PROBLEM DETAILS. Copy exactly the lines from the beginning of the data down to and including the line holding "const series = [values2019, values2020, values2021];", without any pictures.

DATA SECTION.
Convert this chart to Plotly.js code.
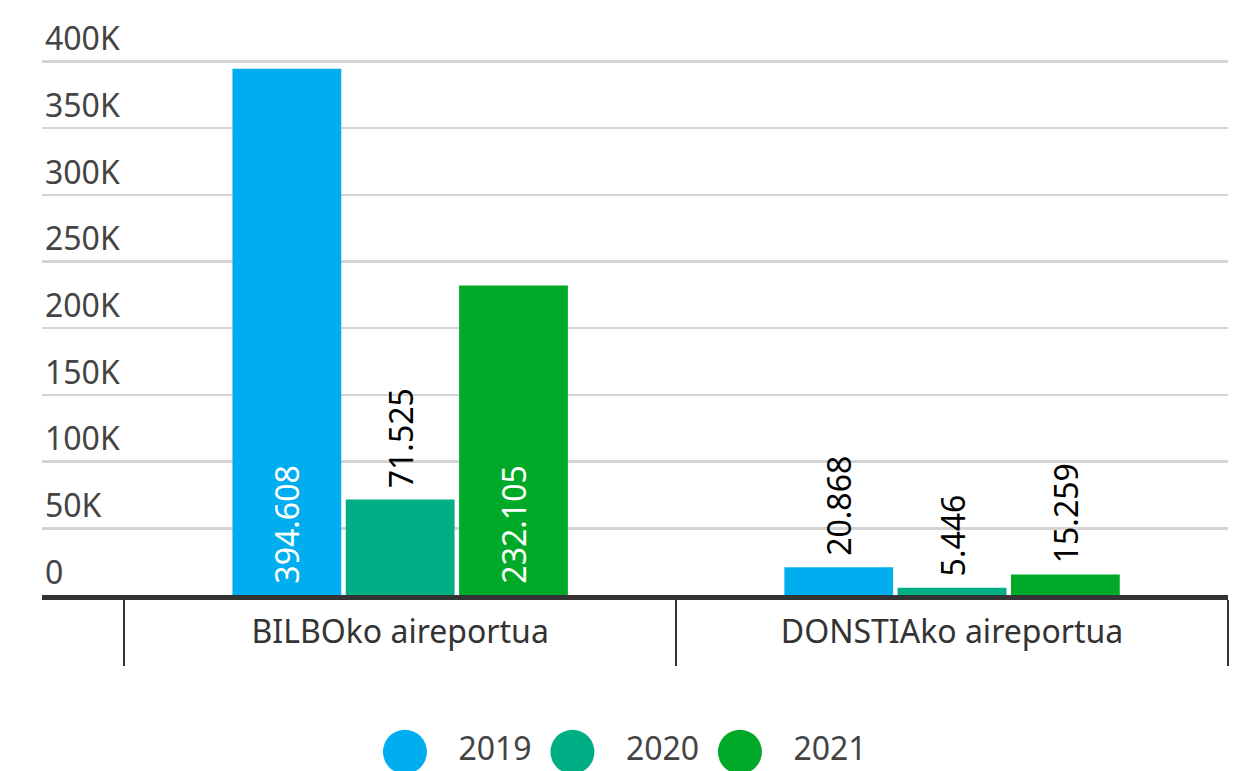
<!DOCTYPE html>
<html>
<head>
<meta charset="utf-8">
<script src="https://cdn.plot.ly/plotly-3.0.1.min.js"></script>
<style>html,body{margin:0;padding:0;background:#fff}#chart{width:1238px;height:771px}</style>
</head>
<body>
<div id="chart"></div>
<script>
const categories = ["BILBOko aireportua", "DONSTIAko aireportua"];
const years = ["2019", "2020", "2021"];
const values2019 = [394608, 20868];
const values2020 = [71525, 5446];
const values2021 = [232105, 15259];
const tickValues = [0, 50000, 100000, 150000, 200000, 250000, 300000, 350000, 400000];
const tickLabels = ["0", "50K", "100K", "150K", "200K", "250K", "300K", "350K", "400K"];
const colors = ["#00AEEF", "#00AE85", "#00AA28"];
const labelPositions = [["inside", "outside"], ["outside", "outside"], ["inside", "outside"]];

const FONT = "Noto Sans, sans-serif";
const FS = 32;
const series = [values2019, values2020, values2021];

const traces = series.map((vals, i) => ({
  type: "bar",
  name: years[i],
  x: categories,
  y: vals,
  marker: {color: colors[i]},
  texttemplate: "\u00a0%{y:,.0f}",
  textposition: labelPositions[i],
  textangle: -90,
  insidetextanchor: "start",
  constraintext: "none",
  insidetextfont: {family: FONT, size: FS, color: "#ffffff"},
  outsidetextfont: {family: FONT, size: FS, color: "#000000"},
  cliponaxis: false,
  showlegend: false,
  hoverinfo: "skip",
  xaxis: "x",
  yaxis: "y"
}));

traces.push({
  type: "scatter",
  mode: "markers+text",
  x: [0, 1, 2],
  y: [0, 0, 0],
  text: years.map(y => "\u00a0\u00a0\u00a0" + y),
  textposition: "middle right",
  textfont: {family: FONT, size: FS, color: "#444444"},
  marker: {size: 44, color: colors},
  cliponaxis: false,
  showlegend: false,
  hoverinfo: "skip",
  xaxis: "x2",
  yaxis: "y2"
});

const layout = {
  width: 1238,
  height: 771,
  margin: {l: 42, r: 10, t: 5, b: 0},
  paper_bgcolor: "#ffffff",
  plot_bgcolor: "#ffffff",
  separators: ",.",
  barmode: "group",
  bargap: 0.384,
  bargroupgap: 0.04,
  hovermode: false,
  showlegend: false,
  font: {family: FONT, size: FS, color: "#444444"},
  xaxis: {
    type: "category",
    categoryorder: "array",
    categoryarray: categories,
    range: [-0.649, 1.5],
    domain: [0, 1],
    anchor: "y",
    tickson: "boundaries",
    ticks: "outside",
    ticklen: 66,
    tickwidth: 2.5,
    tickcolor: "#333333",
    showline: true,
    linewidth: 5,
    linecolor: "#333333",
    showgrid: false,
    zeroline: false,
    ticklabelstandoff: 5,
    tickfont: {family: FONT, size: FS, color: "#333333"},
    fixedrange: true
  },
  yaxis: {
    domain: [0.2298, 0.9959],
    range: [0, 440000],
    anchor: "x",
    tickmode: "array",
    tickvals: tickValues,
    ticktext: tickLabels,
    ticklabelposition: "inside top",
    ticks: "",
    showgrid: true,
    gridcolor: "#d4d4d4",
    gridwidth: 2.5,
    zeroline: false,
    showline: false,
    tickfont: {family: FONT, size: FS, color: "#444444"},
    fixedrange: true
  },
  xaxis2: {
    domain: [0, 1],
    anchor: "y2",
    range: [-2.167, 4.914],
    visible: false,
    fixedrange: true
  },
  yaxis2: {
    domain: [0, 0.05],
    anchor: "x2",
    range: [-1, 1],
    visible: false,
    fixedrange: true
  }
};

Plotly.newPlot("chart", traces, layout, {displayModeBar: false, staticPlot: true});
</script>
</body>
</html>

RESULT.
Convert this chart to Plotly.js code.
<!DOCTYPE html>
<html>
<head>
<meta charset="utf-8">
<script src="https://cdn.plot.ly/plotly-3.0.1.min.js"></script>
<style>html,body{margin:0;padding:0;background:#fff}#chart{width:1238px;height:771px}</style>
</head>
<body>
<div id="chart"></div>
<script>
const categories = ["BILBOko aireportua", "DONSTIAko aireportua"];
const years = ["2019", "2020", "2021"];
const values2019 = [394608, 20868];
const values2020 = [71525, 5446];
const values2021 = [232105, 15259];
const tickValues = [0, 50000, 100000, 150000, 200000, 250000, 300000, 350000, 400000];
const tickLabels = ["0", "50K", "100K", "150K", "200K", "250K", "300K", "350K", "400K"];
const colors = ["#00AEEF", "#00AE85", "#00AA28"];
const labelPositions = [["inside", "outside"], ["outside", "outside"], ["inside", "outside"]];

const FONT = "Noto Sans, sans-serif";
const FS = 32;
const series = [values2019, values2020, values2021];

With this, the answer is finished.